Fox Valley Ice Arena is a public skating facility offering basic to advanced skating lessons for both figure skating and hockey. In addition, it is home to the Chicago Steel of the United States Hockey League and will be their home until the team relocates to Blackhawks Ice Center on the Near West Side, Chicago, the practice facility for the Chicago Blackhawks, in 2026. It contains two rinks: one measures 200' x 85' (the size of a National Hockey League rink) and the other 200' x 100' (an international-size rink). The arena is also an official rink partner of the Blackhawks.
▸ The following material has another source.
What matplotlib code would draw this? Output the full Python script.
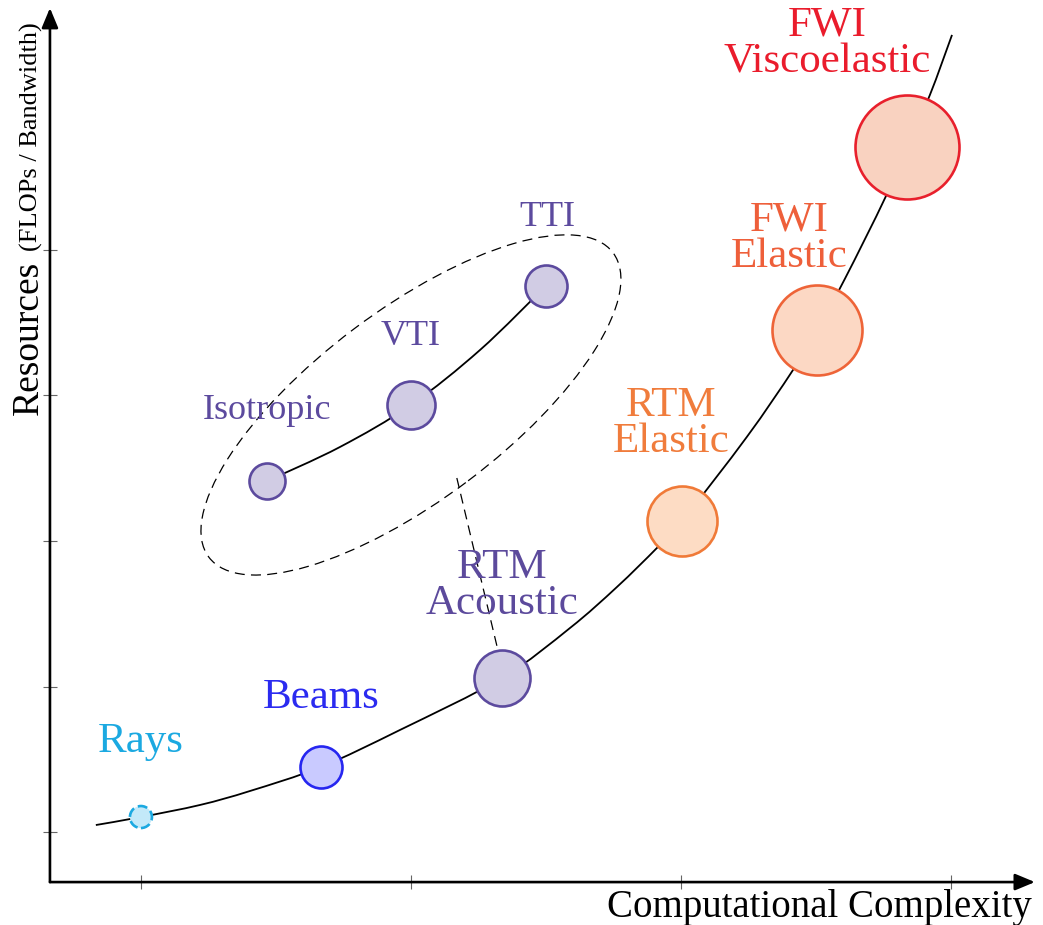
import numpy as np
import matplotlib
matplotlib.use("Agg")
import matplotlib.pyplot as plt
from matplotlib.path import Path
from matplotlib.patches import PathPatch, Ellipse
from matplotlib.transforms import ScaledTranslation

plt.rcParams['font.family'] = ['Liberation Serif', 'DejaVu Serif']

# methods on the main curve: (complexity, resources, bubble radius in px)
main_names = ['Rays', 'Beams', 'RTM\nAcoustic', 'RTM\nElastic', 'FWI\nElastic', 'FWI\nViscoelastic']
main_x = [1.0, 1.667, 2.337, 3.004, 3.504, 3.837]
main_y = [1.103, 1.447, 2.058, 3.137, 4.450, 5.708]
main_r = [11, 21, 28, 35, 45, 52]

# anisotropy variants inside the dashed ellipse
aniso_names = ['Isotropic', 'VTI', 'TTI']
aniso_x = [1.467, 2.0, 2.5]
aniso_y = [3.412, 3.935, 4.753]
aniso_r = [18, 24, 21]

# trend curve nodes
curve_x = [0.833, 1.0, 1.219, 1.404, 1.667, 1.959, 2.337, 2.589, 2.763, 2.911,
           3.004, 3.244, 3.415, 3.504, 3.607, 3.756, 3.837, 3.922, 4.004]
curve_y = [1.048, 1.103, 1.186, 1.282, 1.447, 1.701, 2.058, 2.402, 2.684, 2.952,
           3.137, 3.715, 4.175, 4.450, 4.801, 5.357, 5.708, 6.065, 6.478]
inner_x = [1.467, 1.737, 2.0, 2.256, 2.5]
inner_y = [3.412, 3.646, 3.935, 4.313, 4.753]

# label anchor points (centre of text block)
main_lx = [1.0, 1.667, 2.337, 2.963, 3.40, 3.541]
main_ly = [1.619, 1.921, 2.691, 3.804, 5.082, 6.416]
aniso_lx = [1.467, 2.0, 2.504]
aniso_ly = [3.900, 4.402, 5.220]

edge_cols = ['#1ba9e1', '#2626f0', '#5c4a9e', '#f07a38', '#ee6438', '#e8202c']
fill_cols = ['#c3e9f9', '#c9caff', '#d1cce4', '#fddcc4', '#fcd8c4', '#f9d2c0']
text_cols = ['#1ba9e1', '#2b2bf0', '#5c4a9c', '#f07c3c', '#ee5f3a', '#ea1c2c']
purple = '#5c4a9e'
purple_fill = '#d1cce4'


def smooth_path(xs, ys):
    # Catmull-Rom through the nodes, drawn as cubic bezier segments
    p = np.column_stack([xs, ys])
    p = np.vstack([p[0], p, p[-1]])
    verts = [p[1]]
    codes = [Path.MOVETO]
    for i in range(1, len(p) - 2):
        c1 = p[i] + (p[i + 1] - p[i - 1]) / 6
        c2 = p[i + 1] - (p[i + 2] - p[i]) / 6
        verts += [c1, c2, p[i + 1]]
        codes += [Path.CURVE4] * 3
    return Path(verts, codes)


fig = plt.figure(figsize=(10.43, 9.25), dpi=100)
ax = fig.add_axes([0, 0, 1, 1])
ax.set_xlim(0.478, 4.341)
ax.set_ylim(0.361, 6.718)

x0, y0 = 0.663, 0.656
# axes with arrows
arrow = dict(arrowstyle='-|>,head_length=0.6,head_width=0.25', lw=1.9, color='k',
             mutation_scale=20, shrinkA=0, shrinkB=0)
ax.annotate('', xy=(4.311, y0), xytext=(x0, y0), arrowprops=arrow)
ax.annotate('', xy=(x0, 6.663), xytext=(x0, y0), arrowprops=arrow)

for s in ['top', 'right']:
    ax.spines[s].set_visible(False)
ax.spines['bottom'].set_position(('data', y0))
ax.spines['left'].set_position(('data', x0))
ax.spines['bottom'].set_color('none')
ax.spines['left'].set_color('none')
ax.set_xticks([1, 2, 3, 4])
ax.set_yticks([1, 2, 3, 4, 5])
ax.tick_params(direction='inout', length=10, width=0.8, color='#666666',
               labelbottom=False, labelleft=False)

# curves
ax.add_patch(PathPatch(smooth_path(curve_x, curve_y), fc='none', ec='k', lw=1.3, zorder=2))
ax.add_patch(PathPatch(smooth_path(inner_x, inner_y), fc='none', ec='k', lw=1.3, zorder=2))

# dashed ellipse around anisotropy group (size in inches, centred on VTI)
ell_tr = fig.dpi_scale_trans + ScaledTranslation(aniso_x[1], aniso_y[1], ax.transData)
ax.add_patch(Ellipse((0, 0), 5.06, 1.90, angle=37, transform=ell_tr, fc='none',
                     ec='k', lw=0.9, ls=(0, (8, 5)), zorder=1))
# dashed link from ellipse to RTM Acoustic
ax.plot([2.170, 2.322], [3.433, 2.251], color='k', lw=0.9, ls=(0, (8, 5)), zorder=1)

# bubbles
for i in range(len(main_x)):
    s = (2 * main_r[i] * 0.72) ** 2
    ax.scatter([main_x[i]], [main_y[i]], s=s, c=fill_cols[i], edgecolors=edge_cols[i],
               linewidths=1.9, linestyles='--' if i == 0 else '-', zorder=3)
for i in range(len(aniso_x)):
    s = (2 * aniso_r[i] * 0.72) ** 2
    ax.scatter([aniso_x[i]], [aniso_y[i]], s=s, c=purple_fill, edgecolors=purple,
               linewidths=1.9, zorder=3)

# labels
for i, name in enumerate(main_names):
    ax.text(main_lx[i], main_ly[i], name, color=text_cols[i], fontsize=31,
            ha='center', va='center', linespacing=0.93, zorder=4)
for i, name in enumerate(aniso_names):
    ax.text(aniso_lx[i], aniso_ly[i], name, color=purple, fontsize=26,
            ha='center', va='center', zorder=4)

ax.text(4.30, 0.416, 'Computational Complexity', fontsize=28, ha='right', va='baseline')
ax.text(0.619, 3.866, 'Resources', fontsize=27, rotation=90, rotation_mode='anchor',
        ha='left', va='baseline')
ax.text(0.619, 4.99, '(FLOPs / Bandwidth)', fontsize=19, rotation=90, rotation_mode='anchor',
        ha='left', va='baseline')

fig.savefig('out.png', dpi=100)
Fox Valley Ice Arena has a full service fitness facility on the premise, concessions, indoor virtual golf, and a restaurant, Rookie's Bar & Grill.

==Hockey tenants==
The Chicago Steel moved to the Fox Valley Ice Arena in 2015, having previously played at the Edge Ice Arena in Bensenville, Illinois since their inception in 2000. They added several new features to the rink, including a new scoreboard in the main NHL rink, new will call area, and renovated the back of the rink with office facilities, etc. Prior to the renovation of the rink, it was used for home games of the Chicago Freeze, Chicago Bluesmen of Roller Hockey International and the Chicago Hitmen of the North American Hockey League and North American 3 Hockey League.

In 2025, the Chicago Steel announced they would be leaving the Fox Valley Ice Arena for Blackhawks Ice Center, the official practice facility for the Chicago Blackhawks, in which the Steel will play in USG Arena, a 2000+ seated rink on Chicago’s west side.